Although tons of fun can be found in DJ Hero it is not without its scratches in the Vinyl. As well as the turntable is built, I understand that they could not make the turntable full size, it’s more like CD turntable size. Being as such I often found my King Kong hands slipping off the turntable mid song thus funking my scratch up. Playing the game is fun but anything below the medium setting will have you feeling like your just playing Tap-Tap Hero. A couple of design issues also kept DJ Hero from reaching its full potential. Things such as the main menu have such a busy look to it I often found myself just shuffling though them going OK where am I? The busy look is also played throughout the game as well, some of the stages have so many added style visuals I sometimes got distracted from what I was doing by a bright flash. An online store would also have been nice instead of an online ticker ala CNN telling me new DLC is up…”BUSY”

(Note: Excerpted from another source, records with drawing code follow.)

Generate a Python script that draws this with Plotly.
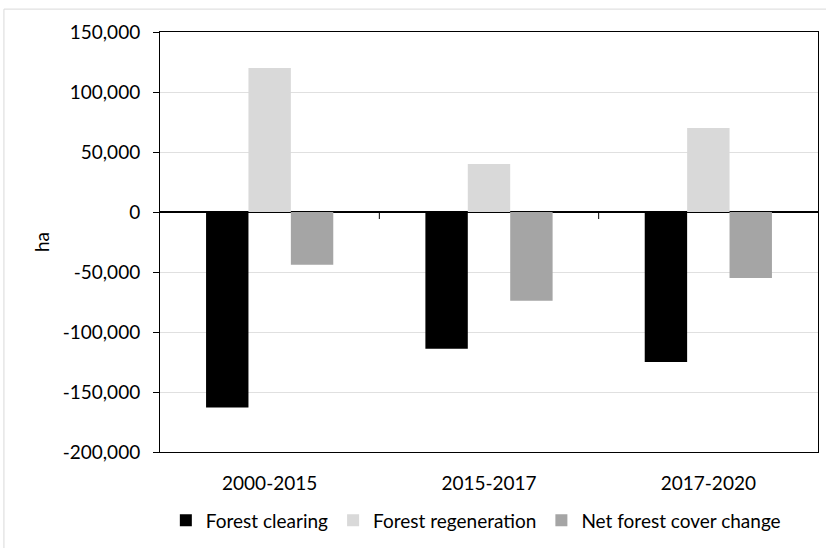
import plotly.graph_objects as go

# Forest cover change by period (hectares)
periods = ["2000-2015", "2015-2017", "2017-2020"]
forest_clearing = [-163000, -114000, -125000]
forest_regeneration = [120000, 40000, 70000]
net_change = [-44000, -74000, -55000]

series_names = ["Forest clearing", "Forest regeneration", "Net forest cover change"]
series_colors = ["#000000", "#d9d9d9", "#a5a5a5"]

y_ticks = [150000, 100000, 50000, 0, -50000, -100000, -150000, -200000]
y_ticktext = [f"{v:,}" for v in y_ticks]

FONT = "Lato"

fig = go.Figure()
for name, vals, col in zip(series_names,
                           [forest_clearing, forest_regeneration, net_change],
                           series_colors):
    fig.add_trace(go.Bar(x=periods, y=vals, name=name,
                         marker=dict(color=col, line=dict(width=0))))

# small ticks on the zero line between categories
shapes = []
for b in [0.5, 1.5]:
    shapes.append(dict(type="line", xref="x", yref="y", x0=b, x1=b,
                       ysizemode="pixel", yanchor=0, y0=0, y1=-7,
                       line=dict(color="black", width=1)))
# light outer frame around the chart area
shapes.append(dict(type="rect", xref="paper", yref="paper",
                   x0=-0.2372, x1=1.02, y0=-0.24, y1=1.0545,
                   line=dict(color="#d9d9d9", width=1), layer="below"))

fig.update_layout(
    width=826, height=548,
    margin=dict(l=160, r=8, t=32, b=93),
    paper_bgcolor="white", plot_bgcolor="white",
    barmode="group", bargap=0.42, bargroupgap=0,
    font=dict(family=FONT, size=19, color="#000000"),
    shapes=shapes,
    legend=dict(orientation="h", x=0.48, xanchor="center",
                y=-0.163, yanchor="middle",
                font=dict(size=19), itemwidth=30, tracegroupgap=0),
    xaxis=dict(showline=True, linecolor="black", linewidth=1, mirror=True,
               showgrid=False, ticks="", ticklabelstandoff=14,
               tickfont=dict(size=19)),
    yaxis=dict(range=[-200000, 150000], tickvals=y_ticks, ticktext=y_ticktext,
               showline=True, linecolor="black", linewidth=1, mirror=True,
               ticks="outside", ticklen=6, tickcolor="black",
               showgrid=True, gridcolor="#e0e0e0", gridwidth=1,
               zeroline=True, zerolinecolor="black", zerolinewidth=1.5,
               ticklabelstandoff=9, tickfont=dict(size=19),
               title=dict(text="ha", font=dict(size=19), standoff=8)),
)

fig.write_html("out.html")
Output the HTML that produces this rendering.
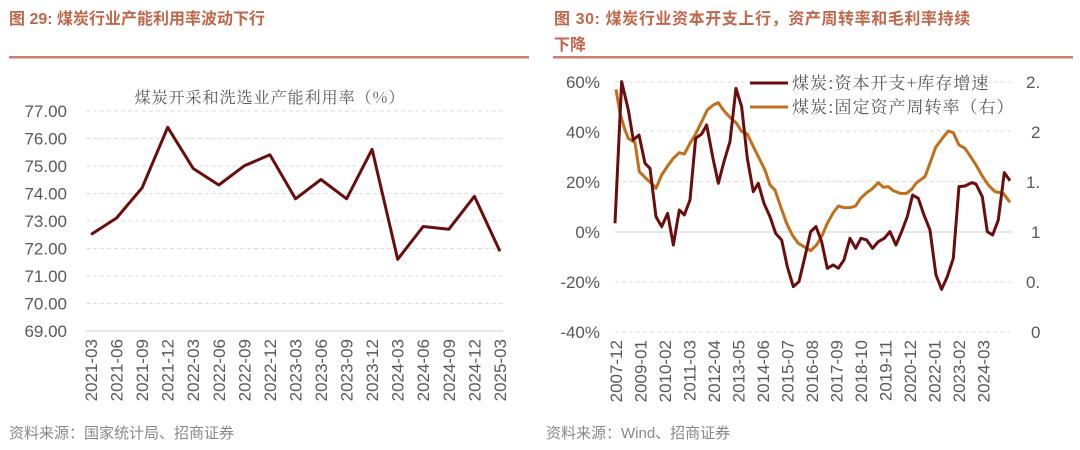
<!DOCTYPE html>
<html><head><meta charset="utf-8"><style>
body{margin:0;width:1080px;height:450px;background:#fff;overflow:hidden;font-family:"Liberation Sans","Noto Sans CJK SC",sans-serif;}
svg{position:absolute;left:0;top:0}
</style></head><body>
<svg width="1080" height="450" viewBox="0 0 1080 450" font-family="Liberation Sans, Noto Sans CJK SC, sans-serif">
<g fill="#c0674a" font-weight="bold" font-size="16">
<text x="9" y="24">图 29:  煤炭行业产能利用率波动下行</text>
<text x="554" y="24" letter-spacing="0.6">图 30:  煤炭行业资本开支上行，资产周转率和毛利率持续</text>
<text x="554" y="50">下降</text>
</g>
<rect x="9" y="56" width="520" height="2.5" fill="#c8806a"/>
<rect x="553" y="56" width="520" height="2.5" fill="#c8806a"/>
<!-- left chart -->
<g stroke="#ddd" stroke-dasharray="4,3" stroke-width="1">
<line x1="86" x2="503" y1="111" y2="111"/><line x1="86" x2="503" y1="138.5" y2="138.5"/><line x1="86" x2="503" y1="166" y2="166"/><line x1="86" x2="503" y1="193.5" y2="193.5"/><line x1="86" x2="503" y1="221" y2="221"/><line x1="86" x2="503" y1="248.5" y2="248.5"/><line x1="86" x2="503" y1="276" y2="276"/><line x1="86" x2="503" y1="303.5" y2="303.5"/>
</g>
<line x1="86" x2="503" y1="331" y2="331" stroke="#ccc"/>
<g fill="#595959" font-size="17" text-anchor="end">
<text x="67" y="117">77.00</text><text x="67" y="144.5">76.00</text><text x="67" y="172">75.00</text><text x="67" y="199.5">74.00</text><text x="67" y="227">73.00</text><text x="67" y="254.5">72.00</text><text x="67" y="282">71.00</text><text x="67" y="309.5">70.00</text><text x="67" y="337">69.00</text>
</g>
<text x="270" y="103" fill="#595959" font-size="16" letter-spacing="1" text-anchor="middle" font-family="Noto Serif CJK SC, serif">煤炭开采和洗选业产能利用率（%）</text>
<polyline fill="none" stroke="#6b0d0d" stroke-width="3" stroke-linejoin="round" points="91,234.5 116.6,218 142.1,187.8 167.7,127.3 193.2,168.5 218.8,185 244.3,165.8 269.9,154.8 295.5,198.8 321,179.5 346.6,198.8 372.1,149.3 397.7,259.3 423.2,226.5 448.8,229.3 474.4,196.3 499.9,251.3"/>
<g fill="#595959" font-size="17" text-anchor="end">
<text transform="translate(97,339) rotate(-90)">2021-03</text>
<text transform="translate(122.6,339) rotate(-90)">2021-06</text>
<text transform="translate(148.1,339) rotate(-90)">2021-09</text>
<text transform="translate(173.7,339) rotate(-90)">2021-12</text>
<text transform="translate(199.2,339) rotate(-90)">2022-03</text>
<text transform="translate(224.8,339) rotate(-90)">2022-06</text>
<text transform="translate(250.3,339) rotate(-90)">2022-09</text>
<text transform="translate(275.9,339) rotate(-90)">2022-12</text>
<text transform="translate(301.5,339) rotate(-90)">2023-03</text>
<text transform="translate(327,339) rotate(-90)">2023-06</text>
<text transform="translate(352.6,339) rotate(-90)">2023-09</text>
<text transform="translate(378.1,339) rotate(-90)">2023-12</text>
<text transform="translate(403.7,339) rotate(-90)">2024-03</text>
<text transform="translate(429.2,339) rotate(-90)">2024-06</text>
<text transform="translate(454.8,339) rotate(-90)">2024-09</text>
<text transform="translate(480.4,339) rotate(-90)">2024-12</text>
<text transform="translate(505.9,339) rotate(-90)">2025-03</text>
</g>
<text x="9" y="438" fill="#888" font-size="15">资料来源：国家统计局、招商证券</text>
<!-- right chart -->
<g stroke="#ddd" stroke-dasharray="4,3">
<line x1="615" x2="1012" y1="82" y2="82"/><line x1="615" x2="1012" y1="131" y2="131"/><line x1="615" x2="1012" y1="181.5" y2="181.5"/><line x1="615" x2="1012" y1="282" y2="282"/><line x1="615" x2="1012" y1="332" y2="332"/>
</g>
<line x1="615" x2="1012" y1="232" y2="232" stroke="#ccc"/>
<g fill="#595959" font-size="17" text-anchor="end">
<text x="600" y="88">60%</text><text x="600" y="138">40%</text><text x="600" y="188">20%</text><text x="600" y="238">0%</text><text x="600" y="288">-20%</text><text x="600" y="338">-40%</text>
</g>
<g fill="#595959" font-size="17">
<text x="1026" y="88">2.</text><text x="1031" y="138">2</text><text x="1026" y="188">1.</text><text x="1031" y="238">1</text><text x="1026" y="288">0.</text><text x="1031" y="338">0</text>
</g>
<g transform="translate(540,60) scale(0.3333)" fill="none" stroke-width="9" stroke-linejoin="round">
<polyline stroke="#c0701a" points="228,88 240,160 255,210 265,235 285,248 298,335 318,355 335,370 348,385 365,345 385,315 400,295 418,278 433,282 450,250 467,222 485,185 502,150 520,135 535,128 550,150 570,172 590,190 605,215 622,222 640,260 660,300 675,330 690,375 705,390 722,440 740,490 757,525 775,550 795,562 812,572 830,555 847,525 862,490 880,458 895,438 912,443 930,443 947,438 962,415 980,398 995,388 1015,368 1030,382 1045,380 1060,392 1080,400 1100,400 1115,388 1130,368 1155,350 1170,310 1187,262 1205,238 1225,213 1240,218 1257,255 1275,265 1292,290 1310,318 1325,345 1345,375 1365,395 1390,400 1410,427"/>
<polyline stroke="#6b0d0d" points="225,490 245,65 265,150 280,240 297,225 315,310 330,325 348,470 365,500 383,460 400,555 418,450 433,465 450,420 467,235 485,222 500,195 518,290 535,370 552,305 570,245 588,85 605,140 622,295 640,395 655,370 672,430 690,470 707,520 725,540 742,620 760,680 777,665 795,590 812,515 828,500 845,545 862,625 880,615 895,625 912,600 930,535 947,565 963,535 980,540 998,565 1015,545 1033,535 1050,515 1068,555 1085,515 1102,470 1118,405 1135,415 1152,465 1170,510 1188,645 1205,688 1222,650 1240,595 1257,380 1275,378 1295,368 1308,372 1327,410 1342,515 1358,525 1375,480 1393,338 1410,362"/>
</g>
<line x1="750" x2="788" y1="83" y2="83" stroke="#6b0d0d" stroke-width="3"/>
<line x1="750" x2="788" y1="107" y2="107" stroke="#c0701a" stroke-width="3"/>
<g fill="#595959" font-size="17" letter-spacing="1" font-family="Noto Serif CJK SC, serif">
<text x="792" y="89">煤炭:资本开支+库存增速</text>
<text x="792" y="113">煤炭:固定资产周转率（右）</text>
</g>
<g fill="#595959" font-size="17" text-anchor="end">
<text transform="translate(622,340) rotate(-90)">2007-12</text>
<text transform="translate(646.5,340) rotate(-90)">2009-01</text>
<text transform="translate(671,340) rotate(-90)">2010-02</text>
<text transform="translate(695.5,340) rotate(-90)">2011-03</text>
<text transform="translate(720,340) rotate(-90)">2012-04</text>
<text transform="translate(744.5,340) rotate(-90)">2013-05</text>
<text transform="translate(769,340) rotate(-90)">2014-06</text>
<text transform="translate(793.5,340) rotate(-90)">2015-07</text>
<text transform="translate(818,340) rotate(-90)">2016-08</text>
<text transform="translate(842.5,340) rotate(-90)">2017-09</text>
<text transform="translate(867,340) rotate(-90)">2018-10</text>
<text transform="translate(891.5,340) rotate(-90)">2019-11</text>
<text transform="translate(916,340) rotate(-90)">2020-12</text>
<text transform="translate(940.5,340) rotate(-90)">2022-01</text>
<text transform="translate(965,340) rotate(-90)">2023-02</text>
<text transform="translate(989.5,340) rotate(-90)">2024-03</text>
</g>
<text x="546" y="438" fill="#888" font-size="15">资料来源：Wind、招商证券</text>
</svg>
</body></html>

Most of my flaws that I found in DJ Hero, were minor at best and the whole hand too big thing is my parents fault. In the end I found DJ Hero to be a fun entertaining experience that will give people a different perspective to the world of the DJ. While many will find it a bit pricey, as only DJ enthusiast will hop on it right away, it will be something everyone should eventually have in their gaming library. “Yeahhhhhh….Boyyyyyy!!!”